Directive: Transcribe the listing below word for word.
# # # # # # #
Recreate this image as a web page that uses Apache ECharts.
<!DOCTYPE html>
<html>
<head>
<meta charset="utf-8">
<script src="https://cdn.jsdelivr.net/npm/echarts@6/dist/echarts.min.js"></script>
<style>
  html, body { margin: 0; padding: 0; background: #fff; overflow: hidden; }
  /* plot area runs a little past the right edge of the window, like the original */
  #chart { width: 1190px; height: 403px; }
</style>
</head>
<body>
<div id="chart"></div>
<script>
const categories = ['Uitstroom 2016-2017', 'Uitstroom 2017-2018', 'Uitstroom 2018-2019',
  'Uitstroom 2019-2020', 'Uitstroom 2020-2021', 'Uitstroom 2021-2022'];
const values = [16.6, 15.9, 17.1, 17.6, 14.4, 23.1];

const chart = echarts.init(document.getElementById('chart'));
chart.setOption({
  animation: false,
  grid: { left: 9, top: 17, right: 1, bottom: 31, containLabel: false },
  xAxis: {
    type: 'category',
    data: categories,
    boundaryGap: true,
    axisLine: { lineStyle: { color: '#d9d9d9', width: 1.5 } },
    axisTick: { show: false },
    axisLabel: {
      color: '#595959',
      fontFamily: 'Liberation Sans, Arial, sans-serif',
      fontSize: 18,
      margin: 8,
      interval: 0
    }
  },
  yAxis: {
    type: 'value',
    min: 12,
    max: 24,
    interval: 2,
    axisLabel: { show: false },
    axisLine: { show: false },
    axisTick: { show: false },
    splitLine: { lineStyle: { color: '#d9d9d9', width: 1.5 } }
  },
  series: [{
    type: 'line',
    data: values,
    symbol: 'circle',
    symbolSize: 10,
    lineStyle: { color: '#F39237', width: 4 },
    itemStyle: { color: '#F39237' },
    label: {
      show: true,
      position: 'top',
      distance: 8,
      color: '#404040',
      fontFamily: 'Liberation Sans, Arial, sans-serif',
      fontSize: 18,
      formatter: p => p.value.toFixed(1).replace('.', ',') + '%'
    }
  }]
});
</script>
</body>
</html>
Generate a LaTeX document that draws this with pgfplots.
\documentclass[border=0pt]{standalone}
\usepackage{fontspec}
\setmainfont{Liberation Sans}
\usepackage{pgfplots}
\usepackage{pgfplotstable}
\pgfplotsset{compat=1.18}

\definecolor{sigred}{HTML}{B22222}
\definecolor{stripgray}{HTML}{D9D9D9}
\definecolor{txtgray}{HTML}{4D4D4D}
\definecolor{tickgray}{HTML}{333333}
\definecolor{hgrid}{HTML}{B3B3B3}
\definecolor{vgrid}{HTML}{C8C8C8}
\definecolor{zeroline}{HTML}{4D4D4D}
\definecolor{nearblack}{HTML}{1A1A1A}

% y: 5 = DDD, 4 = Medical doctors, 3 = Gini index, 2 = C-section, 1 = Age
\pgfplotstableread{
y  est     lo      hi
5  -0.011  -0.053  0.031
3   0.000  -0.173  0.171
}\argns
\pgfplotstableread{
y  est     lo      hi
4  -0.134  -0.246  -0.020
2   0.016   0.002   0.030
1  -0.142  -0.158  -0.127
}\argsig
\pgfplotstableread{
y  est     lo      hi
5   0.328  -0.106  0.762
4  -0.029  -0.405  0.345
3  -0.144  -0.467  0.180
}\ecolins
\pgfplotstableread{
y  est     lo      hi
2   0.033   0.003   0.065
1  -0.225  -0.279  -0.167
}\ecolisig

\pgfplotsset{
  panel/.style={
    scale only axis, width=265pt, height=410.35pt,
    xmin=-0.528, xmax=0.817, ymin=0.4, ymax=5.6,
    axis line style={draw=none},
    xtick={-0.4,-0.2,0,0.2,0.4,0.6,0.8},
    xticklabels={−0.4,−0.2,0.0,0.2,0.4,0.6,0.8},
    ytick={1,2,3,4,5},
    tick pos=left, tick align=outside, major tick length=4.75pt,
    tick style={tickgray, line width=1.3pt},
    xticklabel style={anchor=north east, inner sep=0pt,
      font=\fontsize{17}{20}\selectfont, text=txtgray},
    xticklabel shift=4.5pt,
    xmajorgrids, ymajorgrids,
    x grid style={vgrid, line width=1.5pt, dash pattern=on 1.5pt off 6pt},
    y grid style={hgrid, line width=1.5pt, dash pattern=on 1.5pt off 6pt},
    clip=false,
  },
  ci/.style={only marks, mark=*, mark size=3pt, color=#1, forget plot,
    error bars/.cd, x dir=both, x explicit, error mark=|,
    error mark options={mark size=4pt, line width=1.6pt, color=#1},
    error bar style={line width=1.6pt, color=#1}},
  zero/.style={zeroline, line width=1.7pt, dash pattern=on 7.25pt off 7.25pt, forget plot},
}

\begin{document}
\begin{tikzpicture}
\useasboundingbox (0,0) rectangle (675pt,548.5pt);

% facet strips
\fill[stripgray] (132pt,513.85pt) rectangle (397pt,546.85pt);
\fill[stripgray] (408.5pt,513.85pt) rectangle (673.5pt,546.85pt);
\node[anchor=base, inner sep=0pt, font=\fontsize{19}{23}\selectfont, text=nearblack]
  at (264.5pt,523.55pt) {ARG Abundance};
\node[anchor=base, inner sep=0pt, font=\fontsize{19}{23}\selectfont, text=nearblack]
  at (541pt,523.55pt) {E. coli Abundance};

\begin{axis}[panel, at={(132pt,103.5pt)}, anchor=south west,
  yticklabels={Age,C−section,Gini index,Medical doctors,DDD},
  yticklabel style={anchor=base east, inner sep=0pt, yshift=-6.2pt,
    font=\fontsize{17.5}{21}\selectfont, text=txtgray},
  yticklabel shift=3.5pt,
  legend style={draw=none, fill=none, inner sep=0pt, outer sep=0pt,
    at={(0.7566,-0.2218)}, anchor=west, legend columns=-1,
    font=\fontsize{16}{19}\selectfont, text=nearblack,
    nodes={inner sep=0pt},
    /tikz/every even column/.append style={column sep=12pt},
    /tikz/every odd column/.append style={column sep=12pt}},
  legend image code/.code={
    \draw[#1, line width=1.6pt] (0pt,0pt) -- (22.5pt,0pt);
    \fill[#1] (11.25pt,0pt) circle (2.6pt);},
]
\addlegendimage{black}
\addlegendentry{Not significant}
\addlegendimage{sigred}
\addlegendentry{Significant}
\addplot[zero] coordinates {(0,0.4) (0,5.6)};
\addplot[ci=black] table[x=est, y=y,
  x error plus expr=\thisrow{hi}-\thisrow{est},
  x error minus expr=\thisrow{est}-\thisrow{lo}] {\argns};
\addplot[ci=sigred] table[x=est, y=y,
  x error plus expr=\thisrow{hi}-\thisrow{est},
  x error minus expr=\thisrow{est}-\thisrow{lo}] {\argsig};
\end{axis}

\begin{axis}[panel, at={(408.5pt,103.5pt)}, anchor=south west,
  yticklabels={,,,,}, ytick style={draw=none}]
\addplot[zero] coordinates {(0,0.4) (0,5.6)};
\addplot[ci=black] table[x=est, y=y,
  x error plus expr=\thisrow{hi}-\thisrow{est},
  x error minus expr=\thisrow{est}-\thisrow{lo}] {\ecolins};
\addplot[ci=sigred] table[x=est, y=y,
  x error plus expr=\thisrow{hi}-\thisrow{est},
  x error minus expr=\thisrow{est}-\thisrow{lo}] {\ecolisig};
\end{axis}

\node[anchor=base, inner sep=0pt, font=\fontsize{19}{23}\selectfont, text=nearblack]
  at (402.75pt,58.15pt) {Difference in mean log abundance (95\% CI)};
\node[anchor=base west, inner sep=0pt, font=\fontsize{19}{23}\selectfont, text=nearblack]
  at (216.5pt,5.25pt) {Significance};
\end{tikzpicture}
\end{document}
# # # # # # #
Answer to this task:
Recreate this image as a web page that uses Apache ECharts.
<!DOCTYPE html>
<html>
<head>
<meta charset="utf-8">
<script src="https://cdn.jsdelivr.net/npm/echarts@6/dist/echarts.min.js"></script>
<style>
  html, body { margin: 0; padding: 0; background: #fff; overflow: hidden; }
  /* plot area runs a little past the right edge of the window, like the original */
  #chart { width: 1190px; height: 403px; }
</style>
</head>
<body>
<div id="chart"></div>
<script>
const categories = ['Uitstroom 2016-2017', 'Uitstroom 2017-2018', 'Uitstroom 2018-2019',
  'Uitstroom 2019-2020', 'Uitstroom 2020-2021', 'Uitstroom 2021-2022'];
const values = [16.6, 15.9, 17.1, 17.6, 14.4, 23.1];

const chart = echarts.init(document.getElementById('chart'));
chart.setOption({
  animation: false,
  grid: { left: 9, top: 17, right: 1, bottom: 31, containLabel: false },
  xAxis: {
    type: 'category',
    data: categories,
    boundaryGap: true,
    axisLine: { lineStyle: { color: '#d9d9d9', width: 1.5 } },
    axisTick: { show: false },
    axisLabel: {
      color: '#595959',
      fontFamily: 'Liberation Sans, Arial, sans-serif',
      fontSize: 18,
      margin: 8,
      interval: 0
    }
  },
  yAxis: {
    type: 'value',
    min: 12,
    max: 24,
    interval: 2,
    axisLabel: { show: false },
    axisLine: { show: false },
    axisTick: { show: false },
    splitLine: { lineStyle: { color: '#d9d9d9', width: 1.5 } }
  },
  series: [{
    type: 'line',
    data: values,
    symbol: 'circle',
    symbolSize: 10,
    lineStyle: { color: '#F39237', width: 4 },
    itemStyle: { color: '#F39237' },
    label: {
      show: true,
      position: 'top',
      distance: 8,
      color: '#404040',
      fontFamily: 'Liberation Sans, Arial, sans-serif',
      fontSize: 18,
      formatter: p => p.value.toFixed(1).replace('.', ',') + '%'
    }
  }]
});
</script>
</body>
</html>
Generate a LaTeX document that draws this with pgfplots.
\documentclass[border=0pt]{standalone}
\usepackage{fontspec}
\setmainfont{Liberation Sans}
\usepackage{pgfplots}
\usepackage{pgfplotstable}
\pgfplotsset{compat=1.18}

\definecolor{sigred}{HTML}{B22222}
\definecolor{stripgray}{HTML}{D9D9D9}
\definecolor{txtgray}{HTML}{4D4D4D}
\definecolor{tickgray}{HTML}{333333}
\definecolor{hgrid}{HTML}{B3B3B3}
\definecolor{vgrid}{HTML}{C8C8C8}
\definecolor{zeroline}{HTML}{4D4D4D}
\definecolor{nearblack}{HTML}{1A1A1A}

% y: 5 = DDD, 4 = Medical doctors, 3 = Gini index, 2 = C-section, 1 = Age
\pgfplotstableread{
y  est     lo      hi
5  -0.011  -0.053  0.031
3   0.000  -0.173  0.171
}\argns
\pgfplotstableread{
y  est     lo      hi
4  -0.134  -0.246  -0.020
2   0.016   0.002   0.030
1  -0.142  -0.158  -0.127
}\argsig
\pgfplotstableread{
y  est     lo      hi
5   0.328  -0.106  0.762
4  -0.029  -0.405  0.345
3  -0.144  -0.467  0.180
}\ecolins
\pgfplotstableread{
y  est     lo      hi
2   0.033   0.003   0.065
1  -0.225  -0.279  -0.167
}\ecolisig

\pgfplotsset{
  panel/.style={
    scale only axis, width=265pt, height=410.35pt,
    xmin=-0.528, xmax=0.817, ymin=0.4, ymax=5.6,
    axis line style={draw=none},
    xtick={-0.4,-0.2,0,0.2,0.4,0.6,0.8},
    xticklabels={−0.4,−0.2,0.0,0.2,0.4,0.6,0.8},
    ytick={1,2,3,4,5},
    tick pos=left, tick align=outside, major tick length=4.75pt,
    tick style={tickgray, line width=1.3pt},
    xticklabel style={anchor=north east, inner sep=0pt,
      font=\fontsize{17}{20}\selectfont, text=txtgray},
    xticklabel shift=4.5pt,
    xmajorgrids, ymajorgrids,
    x grid style={vgrid, line width=1.5pt, dash pattern=on 1.5pt off 6pt},
    y grid style={hgrid, line width=1.5pt, dash pattern=on 1.5pt off 6pt},
    clip=false,
  },
  ci/.style={only marks, mark=*, mark size=3pt, color=#1, forget plot,
    error bars/.cd, x dir=both, x explicit, error mark=|,
    error mark options={mark size=4pt, line width=1.6pt, color=#1},
    error bar style={line width=1.6pt, color=#1}},
  zero/.style={zeroline, line width=1.7pt, dash pattern=on 7.25pt off 7.25pt, forget plot},
}

\begin{document}
\begin{tikzpicture}
\useasboundingbox (0,0) rectangle (675pt,548.5pt);

% facet strips
\fill[stripgray] (132pt,513.85pt) rectangle (397pt,546.85pt);
\fill[stripgray] (408.5pt,513.85pt) rectangle (673.5pt,546.85pt);
\node[anchor=base, inner sep=0pt, font=\fontsize{19}{23}\selectfont, text=nearblack]
  at (264.5pt,523.55pt) {ARG Abundance};
\node[anchor=base, inner sep=0pt, font=\fontsize{19}{23}\selectfont, text=nearblack]
  at (541pt,523.55pt) {E. coli Abundance};

\begin{axis}[panel, at={(132pt,103.5pt)}, anchor=south west,
  yticklabels={Age,C−section,Gini index,Medical doctors,DDD},
  yticklabel style={anchor=base east, inner sep=0pt, yshift=-6.2pt,
    font=\fontsize{17.5}{21}\selectfont, text=txtgray},
  yticklabel shift=3.5pt,
  legend style={draw=none, fill=none, inner sep=0pt, outer sep=0pt,
    at={(0.7566,-0.2218)}, anchor=west, legend columns=-1,
    font=\fontsize{16}{19}\selectfont, text=nearblack,
    nodes={inner sep=0pt},
    /tikz/every even column/.append style={column sep=12pt},
    /tikz/every odd column/.append style={column sep=12pt}},
  legend image code/.code={
    \draw[#1, line width=1.6pt] (0pt,0pt) -- (22.5pt,0pt);
    \fill[#1] (11.25pt,0pt) circle (2.6pt);},
]
\addlegendimage{black}
\addlegendentry{Not significant}
\addlegendimage{sigred}
\addlegendentry{Significant}
\addplot[zero] coordinates {(0,0.4) (0,5.6)};
\addplot[ci=black] table[x=est, y=y,
  x error plus expr=\thisrow{hi}-\thisrow{est},
  x error minus expr=\thisrow{est}-\thisrow{lo}] {\argns};
\addplot[ci=sigred] table[x=est, y=y,
  x error plus expr=\thisrow{hi}-\thisrow{est},
  x error minus expr=\thisrow{est}-\thisrow{lo}] {\argsig};
\end{axis}

\begin{axis}[panel, at={(408.5pt,103.5pt)}, anchor=south west,
  yticklabels={,,,,}, ytick style={draw=none}]
\addplot[zero] coordinates {(0,0.4) (0,5.6)};
\addplot[ci=black] table[x=est, y=y,
  x error plus expr=\thisrow{hi}-\thisrow{est},
  x error minus expr=\thisrow{est}-\thisrow{lo}] {\ecolins};
\addplot[ci=sigred] table[x=est, y=y,
  x error plus expr=\thisrow{hi}-\thisrow{est},
  x error minus expr=\thisrow{est}-\thisrow{lo}] {\ecolisig};
\end{axis}

\node[anchor=base, inner sep=0pt, font=\fontsize{19}{23}\selectfont, text=nearblack]
  at (402.75pt,58.15pt) {Difference in mean log abundance (95\% CI)};
\node[anchor=base west, inner sep=0pt, font=\fontsize{19}{23}\selectfont, text=nearblack]
  at (216.5pt,5.25pt) {Significance};
\end{tikzpicture}
\end{document}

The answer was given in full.